Monday, September 24, 2007

Deathproof!!!

^That's got to be one of the hottest things I've ever seen on screen.

Rewatching Quentin Tarantino's Death Proof, I still think it's probably Tarantino's least movie, and I still think it's pretty great. There are spots where the patented Tarantino Dialogue, for the first time, starts to get on my nerves, and there are little bits that seem like they have serve no purpose, but it's hard not to be entertained while watching these girls strut around in Daisy Dukes and listening to the great soundtrack.

If Kill Bill is comparable to Paul's Boutique--a perfect piece of entertainment crafted entirely from samples--then Death Proof is more like Check Your Head--a loose, experimental work that has some parts that fall a little flat, but adds up to a fascinating whole.

The "missing reels" that have been restored for the DVD are pretty cool. I thought "Hold Tight," the song that plays during the fatal car crash, was about the best song Tarantino could possibly dig up, but the song that Butterfly lapdances to ("Down in Mexico" by The Coasters) might be even better. And I really like the convenience store scene (no reason at all for it to be in black and white, though. That's just showy). Getting the Italian Vogue isn't really necessary to the story, but it struck me as a very funny bit.

Watching this again, my favorite thing, which nobody else seems to be focusing on, is what a hilarious character Stuntman Mike is. He's the embodiment of phony machismo, and when the mask of overwrought masculinity falls off and he immediately starts whining like a baby, it's really a pretty awesome bit of comedy acting on Kurt Russell's part.

Russell spends most of the movie strutting around in a studied, tough guy cool borrowed from Clint Eastwood, Charles Bronson, little bits of Elvis (like all Tarantino characters) and...Kurt Russell. It's no coincidence that, when he's making his big move on Butterfly, he slips into a John Wayne imitation, donning our culture's most machoized persona, as it were.

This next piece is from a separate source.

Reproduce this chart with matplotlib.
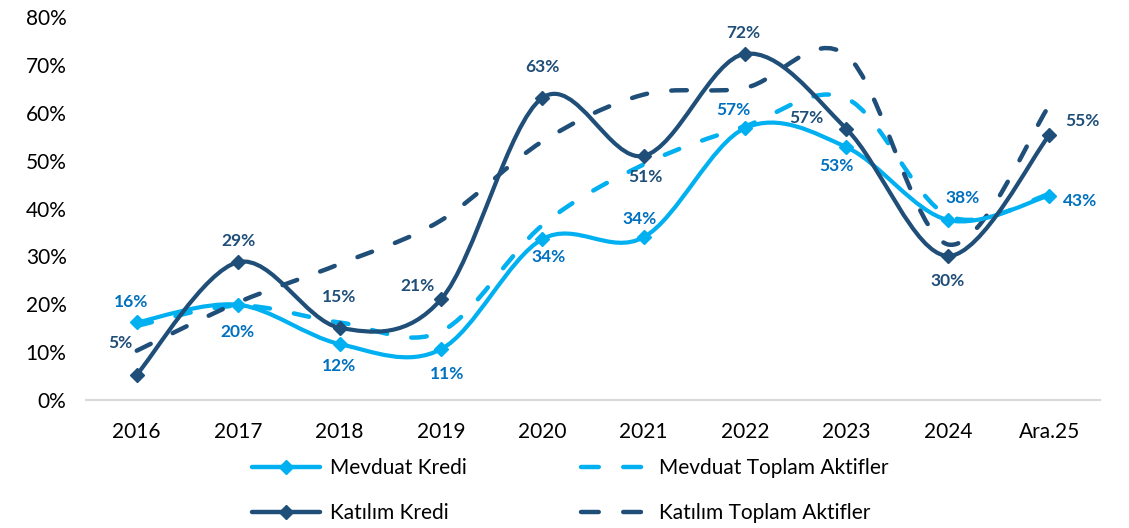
import numpy as np
import matplotlib
matplotlib.use('Agg')
import matplotlib.pyplot as plt
from matplotlib.path import Path
from matplotlib.patches import PathPatch
from matplotlib.lines import Line2D

# data (percent)
years = ['2016', '2017', '2018', '2019', '2020', '2021', '2022', '2023', '2024', 'Ara.25']
mevduat_kredi = [16.2, 19.9, 11.7, 10.6, 33.6, 34.0, 56.8, 52.8, 37.6, 42.7]
katilim_kredi = [5.3, 28.8, 15.1, 21.0, 63.1, 51.0, 72.3, 56.6, 30.1, 55.3]
mevduat_aktif = [15.5, 19.7, 16.2, 14.3, 36.5, 49.2, 57.2, 63.0, 38.5, 43.0]
katilim_aktif = [10.3, 20.4, 28.4, 37.5, 54.0, 63.8, 65.2, 72.0, 32.5, 61.5]

# label offsets in pixels (dx, dy up)
mk_off = [(-6, 20), (-1, -27), (0, -22), (6, -25), (6, -18), (-4, 18), (-12, 18), (-10, -19), (15, 22), (31, -5)]
kk_off = [(-16, 32), (0, 21), (0, 31), (-23, 13), (0, 31), (2, -21), (-2, 21), (-40, 11), (0, -25), (33, 14)]

LIGHT = '#00B0F0'
DARK = '#1F4E79'
LIGHT_TXT = '#0070C0'

plt.rcParams['font.family'] = ['Lato', 'DejaVu Sans']


def smooth_path(xs, ys):
    # excel-like smoothed line: catmull-rom style bezier segments
    pts = np.column_stack([xs, ys]).astype(float)
    n = len(pts)
    verts = [pts[0]]
    codes = [Path.MOVETO]
    for i in range(n - 1):
        p0 = pts[max(i - 1, 0)]
        p1 = pts[i]
        p2 = pts[i + 1]
        p3 = pts[min(i + 2, n - 1)]
        verts += [p1 + (p2 - p0) / 6, p2 - (p3 - p1) / 6, p2]
        codes += [Path.CURVE4] * 3
    return Path(verts, codes)


fig = plt.figure(figsize=(11.29, 5.28), dpi=100)
ax = fig.add_axes([0.0762, 0.2424, 0.8981, 0.7254])
x = np.arange(len(years))

dash = (0, (3.5, 5.5))
ax.add_patch(PathPatch(smooth_path(x, mevduat_aktif), fill=False, ec=LIGHT, lw=3.2,
                       linestyle=dash, capstyle='round', zorder=2))
ax.add_patch(PathPatch(smooth_path(x, katilim_aktif), fill=False, ec=DARK, lw=3.2,
                       linestyle=dash, capstyle='round', zorder=2))
ax.add_patch(PathPatch(smooth_path(x, mevduat_kredi), fill=False, ec=LIGHT, lw=3.0,
                       capstyle='round', zorder=3))
ax.plot(x, mevduat_kredi, ls='none', marker='D', ms=7, color=LIGHT, zorder=3)
ax.add_patch(PathPatch(smooth_path(x, katilim_kredi), fill=False, ec=DARK, lw=3.0,
                       capstyle='round', zorder=4))
ax.plot(x, katilim_kredi, ls='none', marker='D', ms=7, color=DARK, zorder=4)

for xi, v, (dx, dy) in zip(x, mevduat_kredi, mk_off):
    ax.annotate(f'{round(v)}%', (xi, v), xytext=(dx * 0.72, dy * 0.72), textcoords='offset points',
                ha='center', va='center', fontsize=12.5, fontweight='bold', color=LIGHT_TXT, zorder=5)
for xi, v, (dx, dy) in zip(x, katilim_kredi, kk_off):
    ax.annotate(f'{round(v)}%', (xi, v), xytext=(dx * 0.72, dy * 0.72), textcoords='offset points',
                ha='center', va='center', fontsize=12.5, fontweight='bold', color=DARK, zorder=5)

ax.set_xlim(-0.5, len(years) - 0.5)
ax.set_ylim(0, 80)
ax.set_xticks(x)
ax.set_xticklabels(years)
ax.set_yticks(np.arange(0, 81, 10))
ax.set_yticklabels([f'{t}%' for t in range(0, 81, 10)])
ax.tick_params(axis='both', length=0, labelsize=15, colors='black')
ax.tick_params(axis='x', pad=16)
ax.tick_params(axis='y', pad=14)
for s in ['top', 'right', 'left']:
    ax.spines[s].set_visible(False)
ax.spines['bottom'].set_color('#D9D9D9')
ax.spines['bottom'].set_linewidth(1.5)

handles = [
    Line2D([], [], color=LIGHT, lw=3.2, marker='D', ms=7, solid_capstyle='round'),
    Line2D([], [], color=DARK, lw=3.2, marker='D', ms=7, solid_capstyle='round'),
    Line2D([], [], color=LIGHT, lw=3.2, ls=(0, (4.0, 5.5)), dash_capstyle='round'),
    Line2D([], [], color=DARK, lw=3.2, ls=(0, (4.0, 5.5)), dash_capstyle='round'),
]
labels = ['Mevduat Kredi', 'Katılım Kredi', 'Mevduat Toplam Aktifler', 'Katılım Toplam Aktifler']
fig.legend(handles, labels, ncol=2, loc='upper center', bbox_to_anchor=(0.505, 0.152),
           frameon=False, fontsize=15, handlelength=3.3, handletextpad=0.45,
           columnspacing=5.5, labelspacing=1.2, borderpad=0)

fig.savefig('out.png', dpi=100)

Look at the scene where Pam gets in his car. He explains the whole deathproofing process, in which he's basically locking himself into an armored car. He's got a thick wall of plexiglass protecting him from his passenger. Yeah, this is one tough motherfucker. He can kill girls by running them down with what is, for all intents and purposes, a tank! Or he can lick their toes while they're asleep.



Is Stuntman Mike even a stuntman? On the one hand, he does seem to be speaking as a Tarantino surrogate when he's explaining to Pam about car crashes and stuntwork in the movies. And he does have what seems to be a stuntman's car. But it seems very purposeful to have the bartender say he doesn't know whether Mike is telling the truth or just bullshitting. It would make a lot of sense for the whole stuntman trip to be just another part of his mask of bullshit masculinity, and makes a lot of sense in the context of the second half--"Stuntman" Mike thinks he's a badass, until he meets The Real Thing.

I like this idea of Tarantino subverting the macho cinema that he so loves, and that so many adolescent (in either the literal or mental sense) males seem so obsessed with. "Yeah, we get to masturbate to Kurt Russell's badassness again! Wait, he's a pussy! WTF?" It's almost an "answer movie" to the idiotic (but very entertaining and beautifully composed, let me just say) 300.

The one really big problem I have with the movie is the girls leaving Lee with the hillbilly, and going so far as to put sexual ideas in his head before they leave. Bobbie said something like, no real woman would do that, or no woman would have written that scene (I can't quite remember, it was after seeing it the first time), and I have to agree. It did put me off a bit. The other obvious complaint is that there were at least two opportunities where they could have let Zoe back in the car after losing Stuntman Mike, and failed to do so, but I can accept that, since it would have negated so much of what the movie was set up to do.

I also want to point out that Rosario Dawson does really good work in this. Tarantino's lines never sound anything less than natural coming out of her mouth.